There’s also a lot of speculation over 5G’s effective range, and just how much the standard will have to lean on 4G infrastructure, particularly in more remote areas. As it stands, strong 5G wireless coverage will only be seen in major cities for 2019, with all the major carriers already planning additional infrastructure to support the standard. Fifth-generation networks require far more relay points with additional antennas to function properly, with most carriers opting for ultra-high millimeter wave frequencies around the 30Ghz+ range. This offers high bandwidth, but requires added infrastructure over the current 4G networks operating at lower frequencies.

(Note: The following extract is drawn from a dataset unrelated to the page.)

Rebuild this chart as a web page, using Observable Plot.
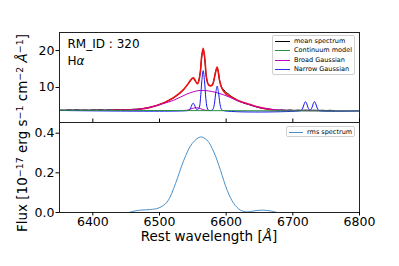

So the networks are coming, the phones are coming, and the additional bandwidth provided by 5G is going to catapult us into a utopia of high-speed video streaming, data communication, and flying cars… Right?
We’re already getting more bandwidth than we’re using
What do you do with your phone’s internet connection? If you’re the typical phone user, that list will include browsing the web, checking your e-mail, or watching a short video on Youtube. More ambitious users may tap their phone as a hotspot, using it as their primary or secondary internet source for work, entertainment, and gaming.

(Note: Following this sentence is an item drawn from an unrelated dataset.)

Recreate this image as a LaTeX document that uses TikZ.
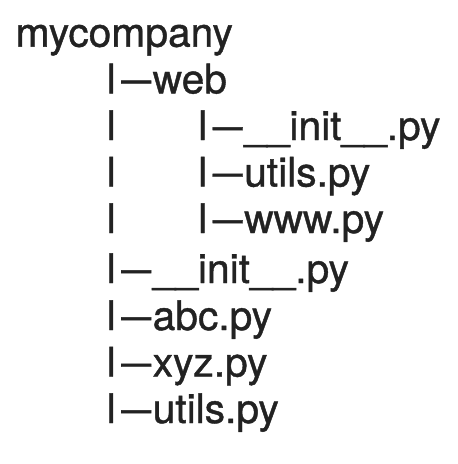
\documentclass[tikz,border=0pt]{standalone}
\usepackage{fontspec}
\setmainfont{TeX Gyre Heros}[FakeBold=1]
\usetikzlibrary{positioning}
\definecolor{inkgray}{HTML}{222222}
\newcommand{\treedash}{\kern5.5pt\resizebox{30pt}{\height}{—}\kern1.5pt}
\tikzstyle{entry} = [anchor=base west, inner sep=0pt,
		text=inkgray, font=\fontsize{40.7}{47}\selectfont]
\begin{document}
\begin{tikzpicture}[x=1pt, y=1pt]
	\useasboundingbox (0,0) rectangle (458,-464);
	\node[entry] (root) at (15.5,-46.7) {mycompany};
	\node[entry] (web) at (106.5,-93.3) {l\treedash web};
	\node[entry] (bar3) at (106.5,-140) {l};
	\node[entry] (bar4) at (106.5,-186.5) {l};
	\node[entry] (bar5) at (106.5,-233) {l};
	\node[entry] (webinit) at (198,-140) {l\treedash\_\_init\_\_.py};
	\node[entry] (webutils) at (198,-186.5) {l\treedash utils.py};
	\node[entry] (webwww) at (198,-233) {l\treedash www.py};
	\node[entry] (init) at (106.5,-283) {l\treedash\_\_init\_\_.py};
	\node[entry] (abc) at (106.5,-330) {l\treedash abc.py};
	\node[entry] (xyz) at (106.5,-376.5) {l\treedash xyz.py};
	\node[entry] (utils) at (106.5,-423) {l\treedash utils.py};
\end{tikzpicture}
\end{document}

If you tend to lean on the more aggressive side of data usage and find yourself watching Netflix on your phone, you’re likely using about 3-4 megabits per second of data. If that doesn’t sound like a lot, that’s because it’s not. In a recent review by Tom’s Guide, Verizon was found to have an average download speed of 53.3 megabits per second. Even slower carriers sit comfortably in the 30+ range, with only Cricket Wireless’ subsidized AT&T network averaging less than that. That’s not only enough to comfortably stream a 1080p video, it’s enough to play five at once while you listen to iTunes and ignore a conference call with your coworkers.
Even the most enthusiastic cinemaphiles trying to stream the limited selection of 4K video sit comfortably within the average bandwidth, with Netflix recommending 25Mbps download to stream 4K on their service.
These networks are capable of much faster speeds already, but are largely limited by network congestion, technology limits, and coverage. The actual 4G standard was set to allow for speeds that were much, much higher than this, but even at 30Mbps, 4G already competes with home networks for speed and in some cases reliability.
So if we’re already there, why 5G?
You may have heard of network carriers throttling download speeds in the news lately. Specifically targeting high-bandwidth users, cell networks will intentionally lower the bandwidth available to some customers based on usage. The primary reason for this revolves around peak wireless bandwidth capability and the need to meter certain customers to ensure consistent speeds for everyone connected to the network. Through careful networking monitoring using advanced software, carriers are able to allocate bandwidth based on usage across the network. This is something even home internet service providers sometimes do, though its far less common these days.
The high bandwidth provided by 5G networks should, in theory, alleviate some of this throttling while allowing for higher average download speeds for all users across the network. It’s not entirely clear what speeds 5G devices will be capable of, but it will be an improvement over what’s currently provided by 4G networks.
Bandwidth is great, but latency is where it really counts
Whether or not that increased bandwidth is needed is going to be a question for each individual user. It’s not entirely speculative to say most users aren’t going to see huge benefits from the bandwidth increase on 5G mobile networks, even if the average download speeds double.
What will make a dramatic difference is the significant improvement in latency over 5G networks. Ultra-high frequency wireless bands have already demonstrated drastic reductions in connection latency from endpoint to endpoint. Loading the average website doesn’t use a ton of bandwidth, but a reduction in latency will make that page appear much faster.
This improvement in latency is going to be the biggest factor in early 5G adoption. Outside of buyers who just want the latest and greatest device regardless of need, there are many sectors of both business and consumer use that will see benefits from a reduction in latency.
Now or later?
In the end, you’ve likely in one of two camps: Ready to line-up on launch day for the latest 5G phone, or ambivalent about the whole thing. Even the most die-hard wireless enthusiast is unlikely to marvel at the speed of 5G networks upon initial rollout, and for most users the difference will be subtle at best. If you’re not already chomping at the bit for blistering fast 5G speeds, it’s probably okay to wait for wider coverage, more refined 5G tech in phones, and more options from wireless carriers.